The academy, she said, helped her realize how much Hickman offers.
“At Hickman we have the opportunity to experience different backgrounds and arrays of thought,” Jafari said. “Being around others who didn’t have that opportunity was a broadening experience.”
For many students, future plans revolved around more than what college they've decided on or what major they're interested in.
Jessica Carter found her fiance’s family after navigating through the dense crowd.
“This is my adopted daughter,” said Robin Jones, Carter’s future mother-in-law.
Carter hopes to marry Jesse Jones, who graduated high school last year, after she finishes the music program at Central Methodist University.
Twin brothers Timothy and Patrick Hall have plans to join the Navy.
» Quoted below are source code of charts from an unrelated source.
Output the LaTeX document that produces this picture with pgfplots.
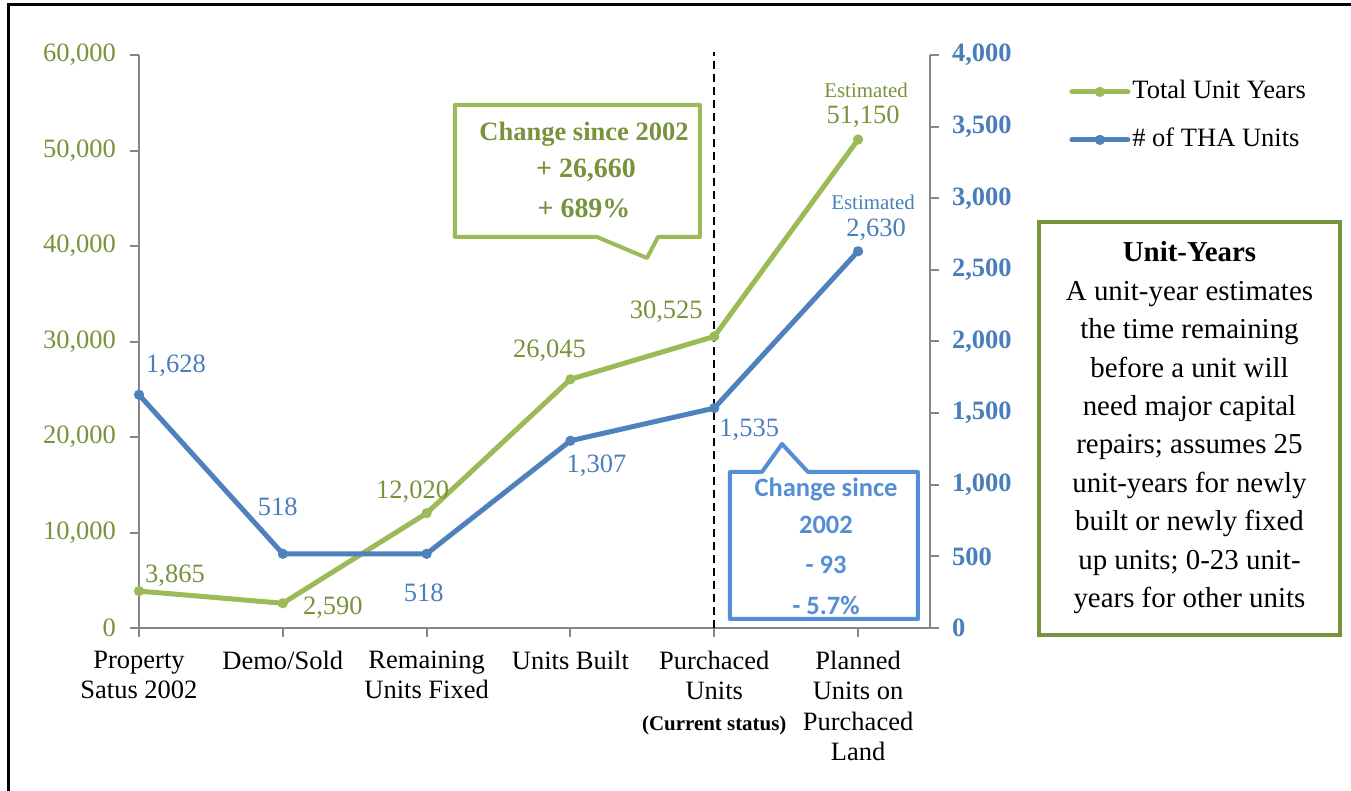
\documentclass[border=0pt]{standalone}
\usepackage{fontspec}
\setmainfont{Liberation Serif}
\newfontfamily\carlito{Carlito}
\usepackage{pgfplots}
\pgfplotsset{compat=1.18}
\definecolor{lgreen}{HTML}{9BBB59}
\definecolor{tgreen}{HTML}{77933C}
\definecolor{lblue}{HTML}{4F81BD}
\definecolor{tblue}{HTML}{4A7EBB}
\definecolor{cblue}{HTML}{558ED5}
\definecolor{axgray}{HTML}{868686}
\newcommand{\lab}{\fontsize{13.3}{16}\selectfont}
\begin{document}
\begin{tikzpicture}
\useasboundingbox (0,0) rectangle (675.5bp,395.5bp);
\draw[line width=1.5bp] (4bp,-2bp) -- (4bp,393bp) -- (680bp,393bp);
\pgfplotsset{
  common/.style={
    at={(69.5bp,81.5bp)}, anchor=south west,
    scale only axis, width=395.5bp, height=286.5bp,
    xmin=0, xmax=5.5, ymin=0, clip=false,
    axis line style={draw=axgray, line width=1.2bp},
    tick style={draw=axgray, line width=1bp},
    major tick length=4.5bp, tick align=outside,
    scaled y ticks=false,
    /pgf/number format/1000 sep={,},
    /pgf/number format/assume math mode=true,
  },
  ser/.style={line width=2.5bp, line join=round, line cap=round, mark=*, mark size=2.3bp, mark options={fill=#1, draw=#1, line width=0.5bp}, color=#1},
}
\begin{axis}[common,
  ymax=60000,
  axis y line*=left, axis x line*=bottom,
  xtick={0,1,2,3,4,5},
  xticklabels={{Property\\Satus 2002},{Demo/Sold},{Remaining\\Units Fixed},{Units Built},{Purchaced\\Units\\{\fontsize{10.5}{15.25}\selectfont\bfseries (Current status)}},{Planned\\Units on\\Purchaced\\Land}},
  xticklabel style={align=center, font=\fontsize{13.3}{15.25}\selectfont, text=black, anchor=north, yshift=-3.5bp},
  ytick={0,10000,...,60000},
  yticklabel style={text=tgreen, font=\lab, xshift=-3.5bp},
]
\addplot[ser=lgreen] coordinates {(0,3865)(1,2590)(2,12020)(3,26045)(4,30525)(5,51150)};
\draw[line width=1bp, dash pattern=on 4bp off 2.5bp] (axis cs:4,0) -- (axis cs:4,60300);
\begin{scope}[every node/.style={anchor=base, text=tgreen, font=\lab}]
\node[xshift=18bp, yshift=4.5bp] at (axis cs:0,3865) {3,865};
\node[xshift=25bp, yshift=-5.75bp] at (axis cs:1,2590) {2,590};
\node[xshift=-7bp, yshift=7.5bp] at (axis cs:2,12020) {12,020};
\node[xshift=-10.5bp, yshift=11bp] at (axis cs:3,26045) {26,045};
\node[xshift=-24bp, yshift=9bp] at (axis cs:4,30525) {30,525};
\node[xshift=2.5bp, yshift=8bp] at (axis cs:5,51150) {51,150};
\node[xshift=4bp, yshift=21bp, font=\fontsize{10.5}{12}\selectfont] at (axis cs:5,51150) {Estimated};
\end{scope}
\end{axis}
\begin{axis}[common,
  ymax=4000,
  axis y line*=right, hide x axis,
  ytick={0,500,...,4000},
  yticklabel style={text=tblue, font=\lab\bfseries, xshift=3bp},
  legend style={at={(1.1757,0.9616)}, anchor=north west, draw=none, fill=none, inner sep=0pt, font=\lab, row sep=9.5bp, nodes={inner sep=1bp, text height=9.5bp, text depth=3bp}, /tikz/every even column/.append style={column sep=0bp}},
  legend cell align=left,
  legend image code/.code={\draw[mark repeat=2,mark phase=2,#1] plot coordinates {(0bp,0bp) (14bp,0bp) (28bp,0bp)};},
]
\addlegendimage{ser=lgreen}
\addlegendentry{Total Unit Years}
\addplot[ser=lblue] coordinates {(0,1628)(1,518)(2,518)(3,1307)(4,1535)(5,2630)};
\addlegendentry{\# of THA Units}
\begin{scope}[every node/.style={anchor=base, text=tblue, font=\lab}]
\node[xshift=18.5bp, yshift=11bp] at (axis cs:0,1628) {1,628};
\node[xshift=-2.5bp, yshift=19bp] at (axis cs:1,518) {518};
\node[xshift=-1.5bp, yshift=-24bp] at (axis cs:2,518) {518};
\node[xshift=13bp, yshift=-16bp] at (axis cs:3,1307) {1,307};
\node[xshift=17.5bp, yshift=-14bp] at (axis cs:4,1535) {1,535};
\node[xshift=9bp, yshift=7.5bp] at (axis cs:5,2630) {2,630};
\node[xshift=7.5bp, yshift=21bp, font=\fontsize{10.5}{12}\selectfont] at (axis cs:5,2630) {Estimated};
\end{scope}
\end{axis}
\begin{scope}[x=0.5bp, y=-0.5bp, yshift=395.5bp]
% green callout
\draw[lgreen, line width=2bp, line join=round] (455,105) -- (700,105) -- (700,237) -- (658,237) -- (647,258) -- (597,237) -- (455,237) -- cycle;
\begin{scope}[every node/.style={anchor=base, text=tgreen, font=\lab\bfseries}]
\node at (584,141) {Change since 2002};
\node[font=\fontsize{14}{16}\selectfont\bfseries] at (586,178) {+ 26,660};
\node[font=\fontsize{14}{16}\selectfont\bfseries] at (584,218) {+ 689\%};
\end{scope}
% blue callout
\begin{scope}[every node/.style={anchor=base, text=cblue, font=\carlito\lab\bfseries}]
\node at (826,497) {Change since};
\node at (826,534) {2002};
\node at (826,574) {- 93};
\node at (826,615) {- 5.7\%};
\end{scope}
\draw[cblue, line width=2bp, line join=round] (730,472) -- (762,472) -- (782,444) -- (808,472) -- (918,472) -- (918,619) -- (730,619) -- cycle;
% Unit-Years box
\draw[tgreen, line width=2bp] (1039,222) rectangle (1340,635);
\node[anchor=base, font=\fontsize{14.5}{17}\selectfont\bfseries] at (1189.5,262) {Unit-Years};
\foreach \t [count=\i] in {A unit-year estimates, the time remaining, before a unit will, need major capital, repairs; assumes 25, unit-years for newly, built or newly fixed, up units; 0-23 unit-, years for other units}
  \node[anchor=base, font=\fontsize{14.5}{17}\selectfont] at (1189.5,{262+38.4*\i}) {\t};
\end{scope}
\end{tikzpicture}
\end{document}
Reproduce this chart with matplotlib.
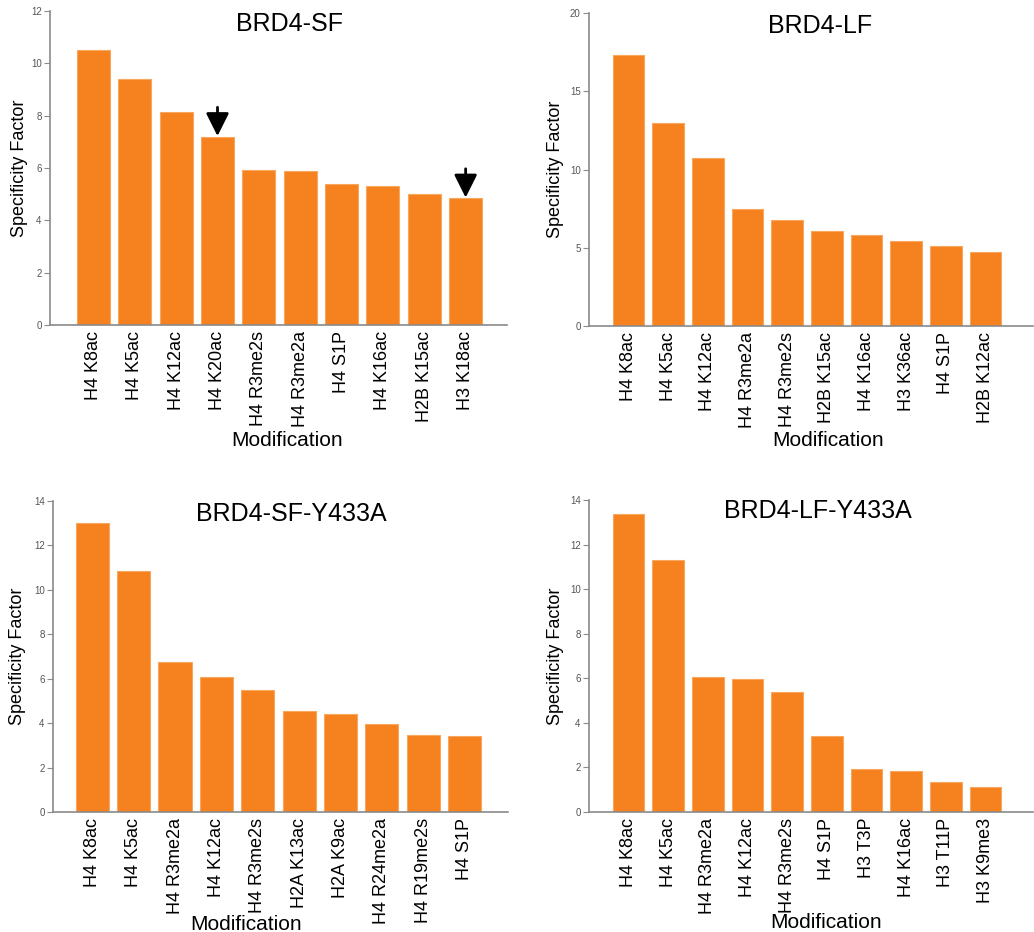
import matplotlib
matplotlib.use("Agg")
import matplotlib.pyplot as plt

plt.rcParams['font.family'] = ['Liberation Sans', 'DejaVu Sans']

# ---- data ----
sf_labels = ["H4 K8ac", "H4 K5ac", "H4 K12ac", "H4 K20ac", "H4 R3me2s",
             "H4 R3me2a", "H4 S1P", "H4 K16ac", "H2B K15ac", "H3 K18ac"]
sf_values = [10.5, 9.42, 8.15, 7.2, 5.93, 5.88, 5.37, 5.33, 5.02, 4.85]

lf_labels = ["H4 K8ac", "H4 K5ac", "H4 K12ac", "H4 R3me2a", "H4 R3me2s",
             "H2B K15ac", "H4 K16ac", "H3 K36ac", "H4 S1P", "H2B K12ac"]
lf_values = [17.3, 13.0, 10.75, 7.5, 6.8, 6.05, 5.82, 5.4, 5.13, 4.75]

sfm_labels = ["H4 K8ac", "H4 K5ac", "H4 R3me2a", "H4 K12ac", "H4 R3me2s",
              "H2A K13ac", "H2A K9ac", "H4 R24me2a", "H4 R19me2s", "H4 S1P"]
sfm_values = [13.0, 10.85, 6.75, 6.08, 5.5, 4.55, 4.4, 3.97, 3.45, 3.42]

lfm_labels = ["H4 K8ac", "H4 K5ac", "H4 R3me2a", "H4 K12ac", "H4 R3me2s",
              "H4 S1P", "H3 T3P", "H4 K16ac", "H3 T11P", "H3 K9me3"]
lfm_values = [13.35, 11.3, 6.07, 5.97, 5.4, 3.43, 1.93, 1.83, 1.35, 1.12]

titles = ["BRD4-SF", "BRD4-LF", "BRD4-SF-Y433A", "BRD4-LF-Y433A"]
ymaxes = [12, 20, 14, 14]
yticks = [[0, 2, 4, 6, 8, 10, 12], [0, 5, 10, 15, 20],
          [0, 2, 4, 6, 8, 10, 12, 14], [0, 2, 4, 6, 8, 10, 12, 14]]
arrow_idx_sf = [3, 9]

W, H = 1034, 932
fig = plt.figure(figsize=(W / 100, H / 100), dpi=100)

# pixel boxes: left, right, top, bottom
boxes = [(50, 507, 11, 325), (589, 1033, 13, 326),
         (53, 508, 501, 812), (589, 1033, 500, 812)]
xlims = [(-1.05, 10.0), (-1.0, 10.2), (-0.95, 10.05), (-1.0, 10.2)]
title_pos = [(0.525, 0.958), (0.52, 0.958), (0.523, 0.958), (0.516, 0.965)]
ylabel_px = [20, 556, 17, 556]
xlabel_py = [441, 440, 924, 923]
xlabel_px = [287, 828, 246, 826]

datasets = [(sf_labels, sf_values), (lf_labels, lf_values),
            (sfm_labels, sfm_values), (lfm_labels, lfm_values)]

bar_color = '#F5821F'
spine_color = '#8a8a8a'

for k, ((labels, vals), (l, r, t, b)) in enumerate(zip(datasets, boxes)):
    ax = fig.add_axes([l / W, 1 - b / H, (r - l) / W, (b - t) / H])
    x = list(range(len(labels)))
    ax.bar(x, vals, width=0.8, color=bar_color, edgecolor='#F9A65E', linewidth=0.8)
    ax.set_xlim(*xlims[k])
    ax.set_ylim(0, ymaxes[k])
    ax.set_yticks(yticks[k])
    ax.set_xticks(x)
    ax.set_xticklabels(labels, rotation=90, fontsize=13)
    ax.tick_params(axis='x', length=0, pad=4)
    ax.tick_params(axis='y', length=4, width=0.8, color=spine_color,
                   labelsize=7, labelcolor='#555555', pad=2)
    for s in ['top', 'right']:
        ax.spines[s].set_visible(False)
    for s in ['left', 'bottom']:
        ax.spines[s].set_color(spine_color)
        ax.spines[s].set_linewidth(1.2)
    ax.text(title_pos[k][0], title_pos[k][1], titles[k], transform=ax.transAxes,
            ha='center', va='center', fontsize=18)
    ax.set_ylabel("Specificity Factor", fontsize=13)
    ax.yaxis.set_label_coords((ylabel_px[k] - l) / (r - l), 0.5)
    ax.yaxis.label.set_va('center')
    ax.set_xlabel("Modification", fontsize=15)
    ax.xaxis.set_label_coords((xlabel_px[k] - l) / (r - l), (b - xlabel_py[k]) / (b - t))
    ax.xaxis.label.set_va('center')
    if k == 0:
        for i in arrow_idx_sf:
            v = vals[i]
            ax.annotate('', xy=(i, v + 0.02), xytext=(i, v + 1.12),
                        arrowprops=dict(arrowstyle='-|>,head_length=1.0,head_width=0.5',
                                        mutation_scale=14, color='black', lw=2,
                                        shrinkA=0, shrinkB=0))

fig.savefig("out.png", dpi=100)
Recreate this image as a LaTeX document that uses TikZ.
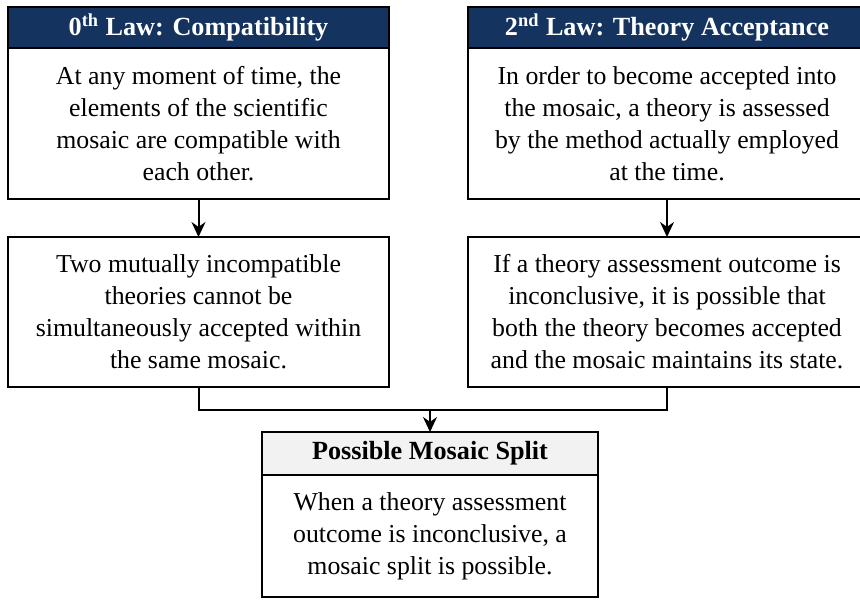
\documentclass[tikz,border=0pt]{standalone}
\usepackage{fontspec}
\setmainfont{Liberation Serif}
\usetikzlibrary{positioning,arrows.meta}

\definecolor{lawblue}{RGB}{20,51,94}
\definecolor{splitgray}{RGB}{242,242,242}

\tikzset{
	box/.style={draw, line width=1.3pt, inner sep=0pt, outer sep=0pt, align=center},
	lawhead/.style={box, fill=lawblue, text=white, minimum height=20.5pt, font=\bfseries\fontsize{13.1}{15}\selectfont},
	splithead/.style={box, fill=splitgray, minimum height=21.5pt, font=\bfseries\fontsize{13.1}{15}\selectfont},
	lawbody/.style={box, fill=white, font=\fontsize{12.9}{16}\selectfont},
	link/.style={line width=1pt, -{Stealth[length=7.5pt, width=7pt]}}
}

\begin{document}
\begin{tikzpicture}[x=0.5pt, y=-0.5pt]
	\useasboundingbox (0,0) rectangle (860,599);
	
	% ===== left column: 0th law =====
	\node[lawhead, anchor=north, minimum width=190.5pt] (zhead) at (198.5,7) {0\textsuperscript{th} Law: Compatibility};
	\node[lawbody, below=0pt of zhead, minimum width=190.5pt, minimum height=75.5pt] (zbody)
		{At any moment of time, the\\ elements of the scientific\\ mosaic are compatible with\\ each other.};
	\node[lawbody, below=19pt of zbody, minimum width=190.5pt, minimum height=75pt] (zcons)
		{Two mutually incompatible\\ theories cannot be\\ simultaneously accepted within\\ the same mosaic.};
	
	% ===== right column: 2nd law =====
	\node[lawhead, anchor=north, minimum width=199pt] (shead) at (667,7) {2\textsuperscript{nd} Law: Theory Acceptance};
	\node[lawbody, below=0pt of shead, minimum width=199pt, minimum height=75.5pt] (sbody)
		{In order to become accepted into\\ the mosaic, a theory is assessed\\ by the method actually employed\\ at the time.};
	\node[lawbody, below=19pt of sbody, minimum width=199pt, minimum height=75pt] (scons)
		{If a theory assessment outcome is\\ inconclusive, it is possible that\\ both the theory becomes accepted\\ and the mosaic maintains its state.};
	
	% ===== bottom: the split =====
	\node[splithead, anchor=north, minimum width=168pt] (mhead) at (430,432) {Possible Mosaic Split};
	\node[lawbody, below=0pt of mhead, minimum width=168pt, minimum height=61pt] (mbody)
		{When a theory assessment\\ outcome is inconclusive, a\\ mosaic split is possible.};
	
	% connectors
	\coordinate (join) at (430,410);
	\draw[link] (zbody) -- (zcons);
	\draw[link] (sbody) -- (scons);
	\draw[line width=1pt] (zcons.south) |- (join) -| (scons.south);
	\draw[link] (join) -- (mhead);
\end{tikzpicture}
\end{document}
As the two posed for pictures, their brother, Ben Kunkler, joked about the twins graduating.
“It’s a miracle,” he said.
After trying out in front of a panel of faculty and students, two seniors were chosen to speak at commencement: Gloria Sipakati and Amy Wisniewski. Both reflected on common themes of relationships.
Sipakati asked her fellow students to introduce themselves to the people beside them. She said her closest friendship started with an introduction on the last day of junior high.
“It’s hard to get to know everyone in such a big class,” Sipakati said. “But they’ve become family.”